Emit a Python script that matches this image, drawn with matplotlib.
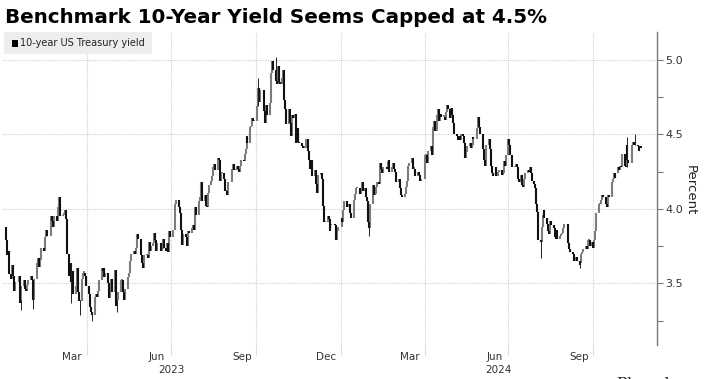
import numpy as np
import pandas as pd
import matplotlib
matplotlib.use("Agg")
import matplotlib.pyplot as plt
import matplotlib.dates as mdates
from matplotlib.patches import Rectangle

# daily closes of the 10-year US Treasury yield (percent)
close_2023 = [
    3.79, 3.69, 3.72, 3.56, 3.53, 3.62, 3.55, 3.45, 3.51, 3.55, 3.37, 3.39, 3.48, 3.52, 3.46, 3.45, 3.49, 3.52, 3.55, 3.52,
    3.42, 3.39, 3.53, 3.64, 3.67, 3.61, 3.66, 3.74, 3.72, 3.77, 3.81, 3.86, 3.82, 3.95, 3.92, 3.88, 3.95, 3.92, 3.92,
    4.01, 4.08, 3.95, 3.96, 3.97, 3.99, 3.93, 3.70, 3.55, 3.64, 3.51, 3.58, 3.43, 3.48, 3.60, 3.44, 3.38, 3.38, 3.53, 3.57, 3.57, 3.55, 3.48,
    3.43, 3.34, 3.31, 3.29, 3.41, 3.43, 3.41, 3.45, 3.52, 3.60, 3.58, 3.60, 3.54, 3.57, 3.50, 3.40, 3.45, 3.53, 3.44,
    3.59, 3.44, 3.35, 3.39, 3.44, 3.52, 3.52, 3.44, 3.39, 3.46, 3.51, 3.54, 3.57, 3.65, 3.70, 3.72, 3.70, 3.74, 3.83, 3.80, 3.69, 3.64,
    3.60, 3.69, 3.69, 3.67, 3.78, 3.72, 3.75, 3.77, 3.84, 3.79, 3.72, 3.77, 3.72, 3.73, 3.80, 3.74, 3.72, 3.77, 3.71, 3.85, 3.81,
    3.86, 3.94, 4.03, 4.06, 4.01, 3.97, 3.86, 3.76, 3.83, 3.81, 3.80, 3.75, 3.85, 3.84, 3.87, 3.89, 3.86, 4.01, 3.96, 3.97,
    4.05, 4.08, 4.18, 4.05, 4.09, 4.02, 4.01, 4.11, 4.16, 4.19, 4.22, 4.28, 4.30, 4.26, 4.34, 4.33, 4.19, 4.24, 4.24, 4.20, 4.12, 4.12, 4.09,
    4.18, 4.27, 4.30, 4.26, 4.26, 4.29, 4.27, 4.25, 4.29, 4.33, 4.32, 4.37, 4.40, 4.49, 4.44, 4.55, 4.56, 4.61, 4.59, 4.59,
    4.69, 4.81, 4.73, 4.72, 4.80, 4.66, 4.58, 4.70, 4.63, 4.71, 4.83, 4.91, 4.99, 4.93, 4.86, 4.84, 4.96, 4.85, 4.84, 4.88, 4.93,
    4.73, 4.67, 4.57, 4.67, 4.58, 4.49, 4.63, 4.61, 4.64, 4.44, 4.54, 4.45, 4.44, 4.42, 4.41, 4.41, 4.47, 4.39, 4.33, 4.27, 4.33,
    4.22, 4.26, 4.17, 4.11, 4.13, 4.23, 4.24, 4.20, 4.02, 3.91, 3.91, 3.95, 3.93, 3.85, 3.89, 3.90, 3.89, 3.79, 3.85, 3.88,
]
close_2024 = [
    3.94, 3.91, 3.99, 4.05, 4.01, 4.02, 4.03, 3.97, 3.94, 4.06, 4.10, 4.14, 4.14, 4.10, 4.14, 4.18, 4.12, 4.14, 4.08, 4.05, 3.91,
    3.87, 4.03, 4.16, 4.09, 4.10, 4.15, 4.18, 4.17, 4.31, 4.27, 4.24, 4.28, 4.27, 4.32, 4.33, 4.25, 4.28, 4.31, 4.27, 4.25,
    4.18, 4.20, 4.14, 4.10, 4.09, 4.08, 4.10, 4.15, 4.19, 4.29, 4.31, 4.34, 4.30, 4.27, 4.27, 4.22, 4.25, 4.23, 4.19, 4.20,
    4.33, 4.36, 4.36, 4.31, 4.39, 4.42, 4.36, 4.55, 4.59, 4.52, 4.63, 4.67, 4.59, 4.64, 4.62, 4.62, 4.60, 4.65, 4.70, 4.67, 4.61, 4.68,
    4.63, 4.58, 4.50, 4.49, 4.46, 4.49, 4.46, 4.50, 4.49, 4.44, 4.34, 4.38, 4.42, 4.44, 4.41, 4.43, 4.48, 4.47, 4.54, 4.62, 4.55, 4.50,
    4.40, 4.33, 4.29, 4.29, 4.43, 4.47, 4.40, 4.29, 4.24, 4.22, 4.28, 4.22, 4.25, 4.26, 4.23, 4.24, 4.32, 4.29, 4.36,
    4.47, 4.43, 4.36, 4.28, 4.28, 4.30, 4.28, 4.20, 4.18, 4.23, 4.16, 4.15, 4.20, 4.24, 4.26, 4.25, 4.28, 4.24, 4.19, 4.17, 4.14, 4.03,
    3.98, 3.79, 3.78, 3.88, 3.96, 3.99, 3.94, 3.90, 3.85, 3.83, 3.92, 3.89, 3.87, 3.81, 3.80, 3.86, 3.80, 3.82, 3.83, 3.84, 3.87, 3.90,
    3.84, 3.77, 3.73, 3.71, 3.70, 3.65, 3.65, 3.68, 3.65, 3.62, 3.64, 3.70, 3.71, 3.73, 3.75, 3.73, 3.79, 3.79, 3.75, 3.78,
    3.74, 3.79, 3.85, 3.97, 4.03, 4.03, 4.06, 4.09, 4.08, 4.03, 4.01, 4.09, 4.08, 4.18, 4.20, 4.24, 4.21, 4.24, 4.28, 4.26, 4.29, 4.28,
    4.37, 4.29, 4.28, 4.43, 4.33, 4.31, 4.43, 4.45, 4.43, 4.43, 4.42, 4.39, 4.41, 4.42, 4.41,
]
first_open = 3.88
last_day = "2024-11-22"

# bond market holidays inside the range
holidays = [
    "2023-01-02", "2023-01-16", "2023-02-20", "2023-04-07", "2023-05-29", "2023-06-19",
    "2023-07-04", "2023-09-04", "2023-10-09", "2023-11-23", "2023-12-25",
    "2024-01-01", "2024-01-15", "2024-02-19", "2024-03-29", "2024-05-27", "2024-06-19",
    "2024-07-04", "2024-09-02", "2024-10-14", "2024-11-11",
]

# intraday extremes that stick out of the bars
wick_dates = ["2023-01-19", "2023-02-02", "2023-03-15", "2023-03-24", "2023-04-06", "2023-05-04",
              "2023-10-03", "2023-10-23", "2024-02-01", "2024-08-05", "2024-09-16",
              "2024-11-06", "2024-11-15"]
wick_ends = [3.32, 3.33, 3.37, 3.29, 3.25, 3.31,
             4.88, 5.02, 3.82, 3.67, 3.60,
             4.48, 4.50]

month_labels = ["Mar", "Jun", "Sep", "Dec", "Mar", "Jun", "Sep"]
label_dates = ["2023-03-16", "2023-06-16", "2023-09-16", "2023-12-16",
               "2024-03-16", "2024-06-16", "2024-09-16"]
grid_dates = ["2023-04-01", "2023-07-01", "2023-10-01", "2024-01-01",
              "2024-04-01", "2024-07-01", "2024-10-01"]
years = ["2023", "2024"]

days = pd.bdate_range("2023-01-01", last_day)
days = days[~days.isin(pd.to_datetime(holidays))]
closes = np.array(close_2023 + close_2024)
assert len(days) == len(closes), (len(days), len(closes))
opens = np.concatenate([[first_open], closes[:-1]])

W, H = 711, 379
fig = plt.figure(figsize=(W / 100, H / 100), dpi=100)
fig.patch.set_facecolor("white")

ax = fig.add_axes([3 / W, (H - 345) / H, 654 / W, 313 / H])
x = mdates.date2num(days)

lo = np.minimum(opens, closes)
hi = np.maximum(opens, closes)
hi = np.maximum(hi, lo + 0.01)
up = closes >= opens
ax.vlines(x[up], lo[up], hi[up], color="#7c7c7c", lw=1.5, zorder=3)
ax.vlines(x[~up], lo[~up], hi[~up], color="#111111", lw=1.5, zorder=4)

wx = mdates.date2num(pd.to_datetime(wick_dates))
widx = np.searchsorted(x, wx)
for i, end in zip(widx, wick_ends):
    ax.vlines(x[i], min(end, lo[i]), max(end, hi[i]), color="#222222", lw=0.7, zorder=4)

ax.set_xlim(mdates.date2num(pd.Timestamp("2022-12-31")), mdates.date2num(pd.Timestamp("2024-12-09")))
ax.set_ylim(3.086, 5.188)

# y axis on the right
ax.yaxis.tick_right()
ax.set_yticks([3.5, 4.0, 4.5, 5.0])
ax.set_yticks([3.25, 3.75, 4.25, 4.75], minor=True)
ax.set_yticklabels(["3.5", "4.0", "4.5", "5.0"])
ax.tick_params(axis="y", which="both", length=4, width=0.8, color="#7a7a7a",
               labelsize=8, labelcolor="#333333", pad=2)

# x axis: gridlines at quarter starts, labels mid-month
ax.set_xticks(mdates.date2num(pd.to_datetime(grid_dates)))
ax.set_xticklabels([""] * len(grid_dates))
ax.set_xticks(mdates.date2num(pd.to_datetime(label_dates)), minor=True)
ax.set_xticklabels(month_labels, minor=True)
ax.tick_params(axis="x", which="major", length=7, width=0.8, color="#dddddd", direction="out")
ax.tick_params(axis="x", which="minor", length=0, labelsize=7.5, labelcolor="#333333", pad=5)

ax.grid(True, which="major", axis="both", color="#cfcfcf", lw=0.8, ls=(0, (1, 1)))
ax.set_axisbelow(True)

for s in ["top", "left", "bottom"]:
    ax.spines[s].set_visible(False)
ax.spines["right"].set_color("#7a7a7a")
ax.spines["right"].set_linewidth(1.0)

# year labels centred on their visible span
xl = ax.get_xlim()
y23 = (xl[0] + mdates.date2num(pd.Timestamp("2024-01-01"))) / 2
y24 = (mdates.date2num(pd.Timestamp("2024-01-01")) + xl[1]) / 2
for yr, xc in zip(years, [y23, y24]):
    ax.text(xc, -0.08, yr, transform=ax.get_xaxis_transform(), ha="center", va="center",
            fontsize=7.5, color="#333333")

fig.text(690 / W, 1 - 190 / H, "Percent", rotation=270, ha="center", va="center",
         fontsize=9.5, color="#222222")

# title
fig.text(5 / W, 1 - 23 / H, "Benchmark 10-Year Yield Seems Capped at 4.5%",
         fontsize=14.3, fontweight="bold", color="black", ha="left", va="baseline")

# legend box
fig.patches.append(Rectangle((4 / W, 1 - 54 / H), 148 / W, 22 / H, transform=fig.transFigure,
                             facecolor="#ededed", edgecolor="none", zorder=5))
fig.patches.append(Rectangle((12 / W, 1 - 47 / H), 6 / W, 7 / H, transform=fig.transFigure,
                             facecolor="black", edgecolor="none", zorder=6))
fig.text(19.5 / W, 1 - 43 / H, "10-year US Treasury yield", fontsize=7, color="#222222",
         ha="left", va="center", zorder=7)

# source line, mostly below the bottom edge as in the reference
fig.text(616 / W, 1 - 377 / H, "Bloomberg", fontsize=11, color="#222222", ha="left", va="top",
         family="DejaVu Serif")

fig.savefig("out.png", dpi=100)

- - - - - - -

* _Stated exercise_
The word "that" may appear on some lines. Report how many lines hold it, giving the number alone.

* _Response to the task_
2